The Youngest Artists with the Biggest Talents in Painting, Poetry and Music Prodigies and Precocious Walpole Elm Street School Students Demonstrate Young Talent

When told the word “precocious,” people often associate the word with the great artists from years past and present time—including masters such as Leonardo Da Vinci and John Williams—or with those famous for holding great wisdom. Great wisdom is not always a byproduct of great age, however, for some of the youngest people today hold the greatest innate talent. They are not just the artists of tomorrow, but the best of the youngest artists today. Alma Deutscher and Advait Kolarkar are currently two of the most accomplished child prodigies, and in Walpole, Emily Dorigo and Zeeva Feinstein hold immense talent in the arts while only in elementary school.

Emily Dorigo, 10 years old

A ten-year-old may appreciate reading a Dr. Seuss poem, but Emily Dorigo takes it a step further. The poem that she read alongside high school students in the annual fall Poetry Reading in November, “The Rose Fell,” does not only have a rhyme scheme, but it can be read as a much deeper metaphor for love. Only a fourth grade student at Elm Street School, Dorigo has already shown the world her immense talent in both writing and art. She brilliantly combines her two subsets of the arts into one sensation; she drew a picture of her hand writing the poem with a rose pen. Dorigo started drawing when she was two years old, and her current favorite piece that she created is a painting of the night sky with stars. Dorigo explores versatility in her artwork, for she created a mellow night painting but also developed whimsical characters including pink and purple hues with little animals. She has also explored portraits and abstract art. At the pace she is at now, Dorigo may even surpass Dr. Seuss in her coming years in Walpole.

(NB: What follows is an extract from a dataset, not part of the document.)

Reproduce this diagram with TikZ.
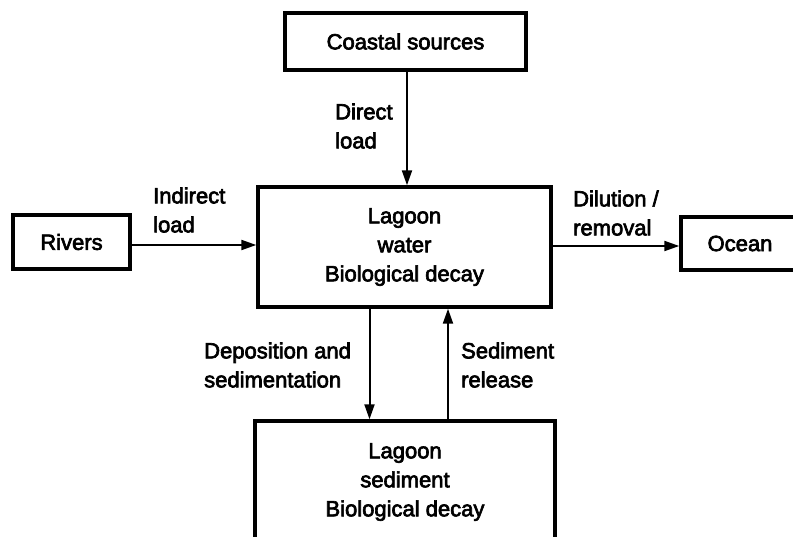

Zeeva Feinstein, 9 years old

It is safe to assume that many nine-years-olds do not know the term prosopopoeia (writing in the perspective of an inanimate object) nor could name the parts of a digestive system, but Zeeva Feinstein does, for she has a quest for learning and expressing her creativity. Her imaginative and endearing story “The Germ Invasion,” which has been published in author Peter H. Reynolds’ “HUTCH Magazine,” features the perspective of germs on their way down a boy’s digestive tract. As a third grade Elm Street School student, Feinstein impresses the world with her talent for writing—she read the same story for an open microphone night at Barnes and Noble in early 2018—as well as art. One of Feinstein’s paintings is inspired by her favorite artist, Jackson Pollock, as it is an abstract piece with a whirl of green, red and blue. Feinstein does not just participate in the arts for her own satisfaction, but she wants to give back to the community, hoping to be a writer or a teacher someday so she can help others like her grow in their talents—and to learn terms like prosopopoeia.

Advait Kolarkar, 4 years old

To most four-year-olds, a sandbox can be an enjoyable way to play, but for Advait Kolarkar, the blank canvas is his playground. While children get their hands dirty with sand, he gets paint all over his hands, spreading the colors around to not make a simple sandcastle but an artistic masterpiece. At first look, Kolarkar’s paintings seem like products of an older, well-established artist. Just a four-year-old boy in India, Kolarkar first learned to paint with food coloring, and he expressed his vivid imagination on canvas with an explosion of colors in a form of abstract art. His love for dinosaurs and outer space are channeled into his art as part of the creative process. His paintings have swirls and splatters almost like a galaxy that Kolarkar dreams of discovering as an astronaut some day. They are splashes of colors, looking like fantasy worlds come alive. Galleries and the press have recognized him as the world’s youngest artist, and people have been buying his collections of artwork. Many anxiously wonder what new inner universes of imagination will explode onto canvas in the coming years.

Alma Deutscher, 13 years old

Hailing from England, pianist, violinist and composer Alma Deutscher is known as a little Mozart, according to widespread press reviews, her appearance on CBS 60 Minutes and an hour-long BBC Documentary. Yet, she wants to be remembered not as a little Mozart but as a little Alma. At just six years old, she wrote her first piano sonata, and in between then and now, she has written piano and violin concertos among many other works, leading up to a full-length opera that is her interpretation of “Cinderella:” instead of looking for a glass slipper, the prince searches through song for the lady with a beautiful voice. She gets her inspiration from waving a skipping rope in her garden and hears wonderful melodies in her mind, and she believes that writing melodies from her heart is more meaningful than dissonance and using new technologies to create contemporary music. Deutscher is musically mature, yet she utilizes her youthful energies and genuine joy to produce music that has and always will make people smile.